The final wording is yet to be decided but will ask the council to support the Climate and Ecological Emergency Bill and write to Henley MP John Howell asking him to vote for it.

The council declared a climate emergency last year in order to find ways to reduce Henley’s carbon footprint.

Declaring an ecological emergency would mean means all future decisions on matters of planning and development would have to take the impact on habitats and biodiversity into account.

South Oxfordshire District Council declared an ecological emergency in February.

The CEE Bill would provide a framework to help the UK to reduce its emissions and ecological footprint, both at home and internationally. It would also require the UK to have strict targets on CO2 emissions and ensure there is protection for biodiversity and wildlife habitats.

Cllr Gawrysiak said: “If you just reduce the global warming temperature but don’t think about habitats, then you are only doing half a job.

“The Bill adds the loss of habitats and the loss of biodiversity. It also talks about the impact on food production and potential water shortages going forward, so it is a little bit broader.

“We want new-builds to include hedges to increase the habitats and spaces for biodiversity.”

The council’s climate committee was formed in 2019 and has championed several schemes, including solar panels, tree planting and the installation of electronic vehicle charging points.

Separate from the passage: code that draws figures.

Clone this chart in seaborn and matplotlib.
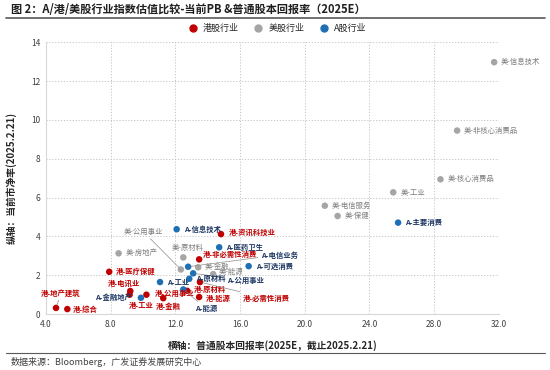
import matplotlib.pyplot as plt
import matplotlib.lines as mlines
import pandas as pd
import seaborn as sns

# Data (x: ROE 2025E %, y: PB)
hk_names = ["港-综合", "港-地产建筑", "港-医疗保健", "港-电讯业", "港-工业", "港-公用事业",
            "港-金融", "港-原材料", "港-能源", "港-必需性消费", "港-非必需性消费", "港-资讯科技业"]
hk_roe = [5.32, 4.62, 7.91, 9.21, 9.17, 10.21, 11.25, 12.73, 13.47, 13.52, 13.47, 14.82]
hk_pb = [0.26, 0.32, 2.18, 1.19, 1.00, 1.00, 0.82, 1.20, 0.88, 1.65, 2.82, 4.12]

us_names = ["美-信息技术", "美-非核心消费品", "美-核心消费品", "美-工业", "美-电信服务", "美-保健",
            "美-房地产", "美-公用事业", "美-原材料", "美-金融", "美-能源"]
us_roe = [31.71, 29.42, 28.39, 25.47, 21.24, 22.03, 8.49, 12.34, 12.49, 13.41, 14.34]
us_pb = [12.97, 9.45, 6.94, 6.27, 5.58, 5.05, 3.13, 2.30, 2.92, 2.41, 2.06]

a_names = ["A-信息技术", "A-医药卫生", "A-可选消费", "A-电信业务", "A-公用事业", "A-原材料",
           "A-能源", "A-工业", "A-金融地产", "A-主要消费"]
a_roe = [12.08, 14.71, 16.53, 12.79, 13.10, 12.86, 12.49, 11.05, 9.87, 25.77]
a_pb = [4.37, 3.44, 2.47, 2.44, 2.10, 1.82, 1.27, 1.65, 0.84, 4.71]

markets = ["港股行业", "美股行业", "A股行业"]
dot_colors = {"港股行业": "#C00000", "美股行业": "#A5A5A5", "A股行业": "#1F6FB5"}
text_colors = {"港股行业": "#C00000", "美股行业": "#7F7F7F", "A股行业": "#1F3864"}

# label offsets in pixels (dx, dy, ha, leader line)
offsets = {
    "港-综合": (5, 0, "left", False), "港-地产建筑": (5, 15, "center", True),
    "港-医疗保健": (7, 0, "left", False), "港-电讯业": (-6, 8, "center", False),
    "港-工业": (12, -11, "center", False), "港-公用事业": (8, 1, "left", False),
    "港-金融": (5, -8, "center", False), "港-原材料": (7, 1, "left", False),
    "港-能源": (7, -1, "left", False), "港-必需性消费": (43, -16, "left", True),
    "港-非必需性消费": (4, 5, "left", False), "港-资讯科技业": (8, 2, "left", False),
    "美-公用事业": (-18, 38, "right", True), "美-原材料": (4, 9, "center", False),
    "美-能源": (5, 2, "left", False),
    "A-电信业务": (73, 12, "left", True), "A-公用事业": (34, -7, "left", True),
    "A-能源": (12, -19, "left", True), "A-金融地产": (-9, 1, "right", False),
}

df = pd.DataFrame({
    "name": hk_names + us_names + a_names,
    "roe": hk_roe + us_roe + a_roe,
    "pb": hk_pb + us_pb + a_pb,
    "market": ["港股行业"] * len(hk_names) + ["美股行业"] * len(us_names) + ["A股行业"] * len(a_names),
})

sns.set_style("white")
plt.rcParams["font.family"] = ["Noto Sans CJK SC", "DejaVu Sans"]

fig = plt.figure(figsize=(5.5, 3.7), dpi=100)
ax = fig.add_axes([0.0836, 0.151, 0.8234, 0.735])

sns.scatterplot(data=df, x="roe", y="pb", hue="market", hue_order=markets,
                palette=dot_colors, s=22, edgecolor="none", ax=ax, legend=False, zorder=3)

for _, r in df.iterrows():
    dx, dy, ha, lead = offsets.get(r["name"], (7, 0, "left", False))
    ap = dict(arrowstyle="-", color="#8C8C8C", lw=0.5, shrinkA=0, shrinkB=2) if lead else None
    ax.annotate(r["name"], (r["roe"], r["pb"]), xytext=(dx, dy), textcoords="offset pixels",
                ha=ha, va="center", fontsize=5.3, color=text_colors[r["market"]],
                fontweight="bold" if r["market"] != "美股行业" else "normal",
                arrowprops=ap, zorder=4)

ax.set_xlim(4, 32)
ax.set_ylim(0, 14)
ax.set_xticks(range(4, 33, 4))
ax.set_xticklabels([f"{v:.1f}" for v in range(4, 33, 4)])
ax.set_yticks(range(0, 15, 2))
ax.tick_params(labelsize=6, length=0, pad=4, colors="#404040")
ax.grid(True, linestyle=(0, (1.5, 2)), color="#BFBFBF", lw=0.6)
for side in ["top", "right"]:
    ax.spines[side].set_visible(False)
for side in ["left", "bottom"]:
    ax.spines[side].set_color("#D9D9D9")
    ax.spines[side].set_linewidth(0.8)

ax.set_xlabel("横轴：普通股本回报率(2025E，截止2025.2.21)", fontsize=7, fontweight="bold", labelpad=8)
ax.set_ylabel("纵轴：当前市净率(2025.2.21)", fontsize=7, fontweight="bold", labelpad=10)

# legend
handles = [mlines.Line2D([], [], marker="o", ls="", color=dot_colors[m], markersize=5) for m in markets]
fig.legend(handles, markets, loc="center", bbox_to_anchor=(0.5, 0.924), ncol=3, frameon=False,
           fontsize=6.5, handletextpad=0.1, columnspacing=1.2)

fig.text(0.02, 0.973, "图 2：A/港/美股行业指数估值比较-当前PB &普通股本回报率（2025E）",
         fontsize=8, fontweight="bold", color="#1F1F1F", va="center")
fig.add_artist(mlines.Line2D([0.01, 0.99], [0.952, 0.952], color="#595959", lw=1.2))
fig.add_artist(mlines.Line2D([0.01, 0.99], [0.046, 0.046], color="#595959", lw=0.8))
fig.text(0.02, 0.022, "数据来源：Bloomberg，广发证券发展研究中心", fontsize=6.5, color="#404040", va="center")

fig.savefig("out.png", dpi=100)
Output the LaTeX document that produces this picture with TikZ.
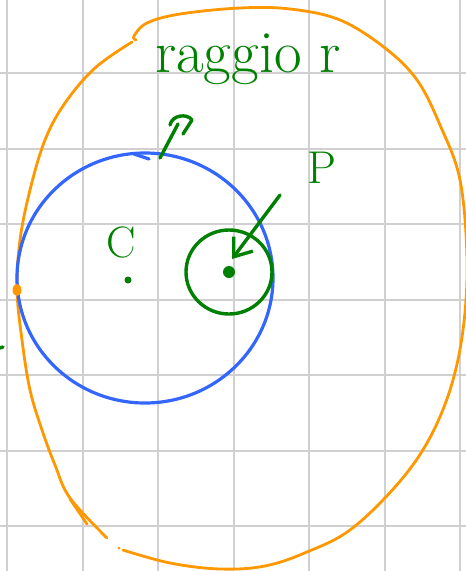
\documentclass[tikz,border=0pt]{standalone}
\usepackage{tikz}
\usetikzlibrary{positioning,arrows.meta}
\definecolor{arancio}{RGB}{255,152,0}
\definecolor{blu}{RGB}{51,102,255}
\definecolor{verde}{RGB}{0,128,0}
\definecolor{griglia}{RGB}{208,208,208}

\begin{document}
\begin{tikzpicture}[x=1pt, y=-1pt, line cap=round, line join=round]

	% Stili per griglia, curve e scritte
	\tikzset{
		quadretto/.style={griglia, line width=2pt},
		bordo/.style={arancio, line width=2.8pt},
		cerchio/.style={blu, line width=3.2pt},
		segno/.style={verde, line width=3.4pt},
		etichetta/.style={verde, inner sep=0pt}
	}

	\useasboundingbox (0,0) rectangle (466,571);

	% Griglia del quaderno
	\foreach \x in {7,82.5,...,470} \draw[quadretto] (\x,0) -- (\x,571);
	\foreach \y in {-2.5,73,...,571} \draw[quadretto] (0,\y) -- (466,\y);

	% Punti principali
	\coordinate (centro) at (145,278);
	\coordinate (c) at (128,280);
	\coordinate (p) at (229,272);
	\coordinate (coda) at (280,195);
	\coordinate (punta) at (232,259);
	\coordinate (bordosx) at (17,290);

	% Curva arancione (con interruzione in basso a sinistra)
	\draw[bordo] plot[smooth, tension=0.6] coordinates {
		(136,40) (134,36) (147,23) (180,14) (240,8) (290,9) (340,20)
		(385,48) (417,80) (440,125) (460,180) (467,260) (463,330)
		(450,390) (427,443) (395,487) (350,530) (307,552) (265,566)
		(220,569) (170,563) (123,550)};
	\draw[bordo] plot[smooth, tension=0.6] coordinates {
		(132,42) (95,68) (65,103) (45,140) (30,190) (20,240) (17,290)
		(22,340) (30,390) (42,430) (55,465) (70,498) (107,538)};
	\draw[bordo] (70,499) -- (87,524);
	\fill[arancio] (119,548) circle (1.5);

	% Cerchio blu
	\draw[cerchio] (centro) ellipse [x radius=128, y radius=125];
	\draw[cerchio] (134,154) -- (149,159);
	\fill[arancio] (bordosx) ellipse [x radius=4.5, y radius=6];

	% Cerchietto verde attorno a P
	\draw[segno] (p) ellipse [x radius=43, y radius=42];
	\fill[verde] (p) circle (6);
	\draw[segno, -{Straight Barb[length=16pt, width=24pt]}] (coda) -- (punta);

	% Freccetta verso l'alto
	\coordinate (piede) at (160,158);
	\coordinate (cima) at (178,124);
	\draw[segno] (piede) -- (cima);
	\draw[segno] (170,125) .. controls (172,115) and (187,113) .. (192,120) -- (183,134);

	% Scritte
	\node[etichetta, anchor=base west, font=\fontsize{60}{60}\selectfont] (raggio) at (155,72) {raggio r};
	\fill[verde] (c) circle (3.5);
	\node[etichetta, font=\fontsize{44}{44}\selectfont] (lblc) at (121,242) {C};
	\node[etichetta, font=\fontsize{46}{46}\selectfont] (lblp) at (322,168) {P};
	\draw[segno] (0,348) -- (3,347);

\end{tikzpicture}
\end{document}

Patrick Fleming, a member of the climate emergency working group and Greener Henley, said: “All the actions we have taken have been aimed at reducing the amount of CO2 we generate but what has become increasingly obvious is that there is another emergency happening — what is happening to wildlife and entire habitats and in particular due to the pressure from humans and through development.

“The elements of the CEE Bill bring those two things together and rather than just addressing the climate emergency by itself, it directly influences the impact on wildlife.”

Mr Howell has said he won’t vote for the Bill as he believes it is flawed.